What is the central argument of your thesis, and which year did you complete it?
I completed my thesis in 1979. The central focus is on comparing 3 pilgrimage places in West Bengal: Tarakeshwar, Navadwip and Tarapith to investigate how much these three places had traditions in common, and what variations there were in accord with their cultic differences.
You say that the purported Kumbh Mela was never celebrated in Tribeni, Hooghly. But was there any celebration of some kind celebrating monthly solar transitions (sankranti)?
Just to be clear, Tribeni was a very minor concern in my thesis. I dealt with that place on only one page of 470. The only reason it is being highlighted now is that someone forged my thesis by cutting out a phrase I wrote about a tradition of bathing at Tirbeni at the Sankranti and replaced it with false information about a Kumbha Mela having taken place there.
In your research, do you find evidence of a syncretic culture in the past, given the presence of different religious iconography in Ghazi Zafar Khan’s Dargah?
If by syncretic culture you mean a degree of mixing between different traditions, the answer is emphatically yes. Some Hindus pray at Muslim shrines and vice versa.
How is Ghazi Zafar Khan remembered in Tribeni? Is he seen as an anti-Hindu figure or does his shrine attract devotees from all religions?
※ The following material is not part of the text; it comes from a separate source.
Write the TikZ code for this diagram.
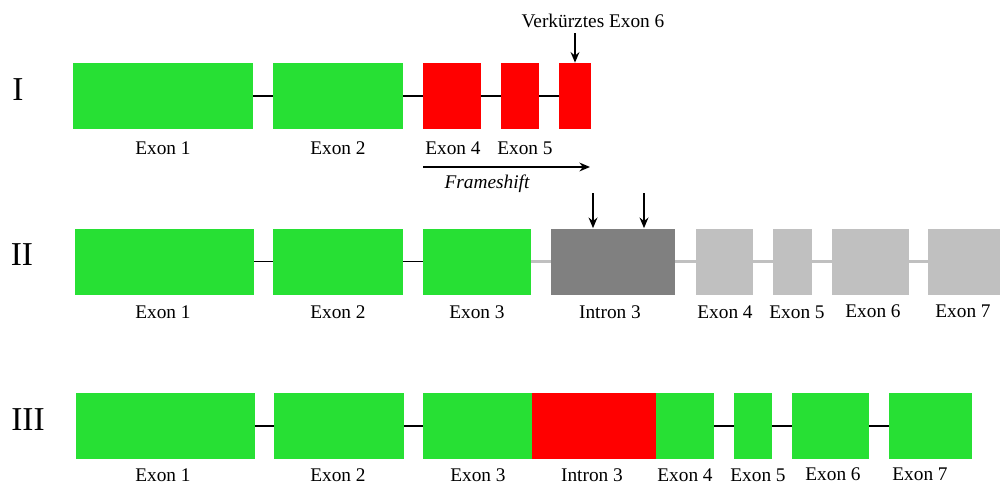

I cannot answer that question because it depends on who you talk to. If you ask a Hindu supremacist he is certainly seen as anti-Hindu. But ask a knowledgeable Hindu and you might find great appreciation for his Sanskrit poetry. Everyone sees him through their own lens.
What kind of Hindu iconography did you find at Tribeni, something that the Bharatiya Janata Party has been claiming?
No one denies that there is Hindu iconography in the dargah at Tribeni, especially from the Ramayana and Mahabharata. One entire doorway has been identified as being in the style of a Hindu temple. There is no controversy about this. Scholars are unsure, however, whether the dargah was built on a Hindu temple the Muslims destroyed, or whether building materials from other locations were simply incorporated into their structure. The former possibility is supported by the existence of a floor platform typical of a Hindu temple; the latter option is supported because Jain and Buddhist carvings were also incorporated into the structure.
Could you also tell us a little about the Buddhist and Jain images that you found during your research?
The information on the Jain and Buddhist imagery is from a study by Bandopadhyay in 1909. It is quoted by noted historian Sudipta Sen in an article available online from the journal Asian Ethnology in which he says, “Bandyopadhyaya … found a row of four Buddhas on some of the pillars seated in the bhūmisparśa or the “earth-witness” position, and also parts of a statute of the twenty-third Jain emissary Parshvanatha, the one who came before Mahavira ([source:478], 247).” There are more details in Sen’s paper.
Finally, did you find any evidence of the claim that a Hindu temple was destroyed to build an Islamic shrine in Tribeni?
The evidence is inconclusive and there are some contradictory elements. It is possible that a Hindu temple stood on the site that is now the dargah of Zafar Khan but it cannot be proven.